In 1987 Dustin Hoffman and Warren Beatty were both still at the height of their careers and the two of them together probably seemed liked a can’t-miss, particularly in a film written and directed by Elaine May.  May had connections to both actors:  she’d been an uncredited writer on Hoffman’s Tootsie, and wrote the screenplay for Beatty’s Heaven Can Wait.  Those were both hits with warm, witty scripts.  So what went wrong with Ishtar?  I was actually enjoying the movie through its first act, and not because it was laughably bad.  Beatty and Hoffman play a singer/songwriter team, Rogers and Clark, who see themselves in the tradition of Simon and Garfunkel.  They’re not Simon and Garfunkel, though.  Rogers is barely a singer, and their songs are terrible, terrible, terrible.  And yet, in each other they find kindred spirits.  Their mutual admiration despite the derision of those around them is a bit like the central relationship in this year’s Florence Foster Jenkins (a far superior film, ultimately).  Before the term “bromance” was a thing, Rogers and Clark had a deep and abiding bromance.

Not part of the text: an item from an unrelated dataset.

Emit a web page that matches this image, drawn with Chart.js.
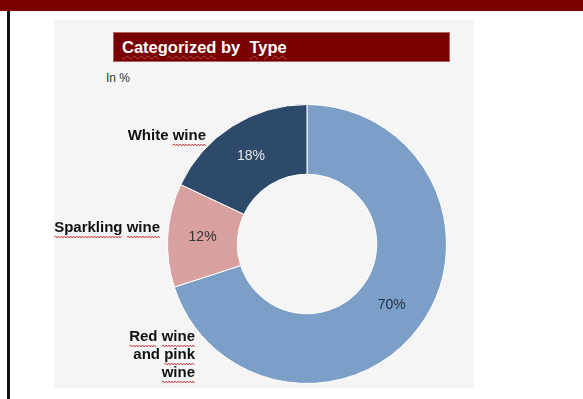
<!DOCTYPE html>
<html>
<head>
<meta charset="utf-8">
<script src="https://cdn.jsdelivr.net/npm/chart.js@4.4.1/dist/chart.umd.min.js"></script>
<style>
  body { margin: 0; width: 583px; height: 399px; position: relative; overflow: hidden; background: #fff;
         font-family: "Liberation Sans", Arial, sans-serif; }
  #topbar { position: absolute; left: 0; top: 0; width: 583px; height: 11px; background: #780000; }
  #leftline { position: absolute; left: 7px; top: 11px; width: 3px; height: 388px; background: #111; }
  #panel { position: absolute; left: 54px; top: 20px; width: 420px; height: 368px; background: #f5f5f5; }
  #title { position: absolute; left: 113px; top: 32px; width: 337px; height: 30px; box-sizing: border-box;
           background: #780000; border: 1px solid #b06464; color: #fff; font-weight: bold; font-size: 16.5px;
           line-height: 28px; padding-left: 8px; white-space: pre; }
  .sq { text-decoration: underline wavy #d04848; text-decoration-thickness: 1px; text-underline-offset: 2px; }
  #unit { position: absolute; left: 106px; top: 71px; font-size: 12px; color: #333; }
  #c { position: absolute; left: 0; top: 0; }
</style>
</head>
<body>
<div id="topbar"></div>
<div id="leftline"></div>
<div id="panel"></div>
<div id="title"><span class="sq">Categorized</span> by  <span class="sq">Type</span></div>
<div id="unit">In %</div>
<canvas id="c" width="583" height="399"></canvas>
<script>
// data
const categories = [["Red wine", "and pink", "wine"], "Sparkling wine", "White wine"];
const shares = [70, 12, 18];

// styles
const sliceColors = ["#7b9fc6", "#d9a0a0", "#2e4a6b"];
const pctColors = ["#1f2e45", "#333333", "#e8e8e8"];
const flaggedWords = [["Red", "wine", "pink"], ["Sparkling", "wine"], ["wine"]];
const labelOffsets = [{ dx: -112, dy: 93 }, { dx: -147, dy: -16 }, { dx: -101, dy: -108 }];

function squiggle(ctx, x0, x1, y) {
  ctx.beginPath();
  ctx.moveTo(x0, y);
  let up = true;
  for (let x = x0 + 1.5; x <= x1; x += 1.5) {
    ctx.lineTo(x, y + (up ? -1 : 1));
    up = !up;
  }
  ctx.strokeStyle = "#d04848";
  ctx.lineWidth = 1;
  ctx.stroke();
}

const wineLabels = {
  id: "wineLabels",
  afterDatasetsDraw(chart) {
    const ctx = chart.ctx;
    const meta = chart.getDatasetMeta(0);
    meta.data.forEach((arc, i) => {
      const p = arc.tooltipPosition();
      ctx.save();
      ctx.textBaseline = "middle";
      ctx.textAlign = "center";
      ctx.font = '14px "Liberation Sans", Arial, sans-serif';
      ctx.fillStyle = pctColors[i];
      ctx.fillText(shares[i] + "%", p.x, p.y);

      // category name next to the ring
      ctx.font = 'bold 15px "Liberation Sans", Arial, sans-serif';
      ctx.fillStyle = "#111";
      ctx.textAlign = "left";
      const lines = [].concat(categories[i]);
      lines.forEach((line, j) => {
        const right = arc.x + labelOffsets[i].dx;
        const y = arc.y + labelOffsets[i].dy + j * 18;
        const start = right - ctx.measureText(line).width;
        ctx.fillText(line, start, y);
        let pos = 0;
        line.split(" ").forEach(word => {
          const wx = start + ctx.measureText(line.slice(0, pos)).width;
          const ww = ctx.measureText(word).width;
          if (flaggedWords[i].includes(word)) squiggle(ctx, wx, wx + ww, y + 9);
          pos += word.length + 1;
        });
      });
      ctx.restore();
    });
  }
};

new Chart(document.getElementById("c").getContext("2d"), {
  type: "doughnut",
  data: {
    labels: categories,
    datasets: [{
      data: shares,
      backgroundColor: sliceColors,
      borderColor: "#ffffff",
      borderWidth: 1,
    }],
  },
  options: {
    responsive: false,
    animation: false,
    cutout: "50%",
    layout: { padding: { left: 167, right: 136, top: 104, bottom: 15 } },
    plugins: {
      legend: { display: false },
      tooltip: { enabled: false },
    },
  },
  plugins: [wineLabels],
});
</script>
</body>
</html>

You might get a decent nap out of Ishtar, but not much else.  It’s not as catastrophically bad as the legends tell us, but it’s bad enough.

Unfortunately for me, the viewer, Ishtar doesn’t stick with the small story of lovable losers.  Rogers and Clark are persuaded by their manager to become a cover act and take a job at a hotel in Morocco – where they are, inexplicably, a hit.   That becomes nearly irrelevant to the plot, though, as they are swept up in intrigues between the CIA, a guerilla group, and the Emir of Ishtar.   There are unfunny gags aplenty involving a female rebel (Isabelle Adjani) disguised as a boy, a blind camel, and Hoffman’s hamfisted pretense of translating for arms dealers.  I suspect someone was trying to capitalize on the same comedy/adventure terrain mined frequently in the 80s in movies like Romancing the Stone and Raiders of the Lost Ark.  But Ishtar is far dumber, and slower than those movies.  Hoffman holds up as well as he can under this script and plot (although the translation scene is an embarrassment), but Beatty is shockingly dull and uncharismatic.  He looks and sounds as if he’s had all the life drained out of him.  I once had a high school civics teacher who seemed as if he was just trying to get through every class, filled in equal measure with contempt for his students and for himself, as if any reason for his work was long forgotten and any hope for the future invisible from where he sat.  Warren Beatty in Ishtar reminded me of that teacher.

So this turkey is a bust even as a turkey – unless you’re looking for the sleep that too much turkey often produces.  You might get a decent nap out of Ishtar, but not much else.  It’s not as catastrophically bad as the legends tell us, but it’s bad enough.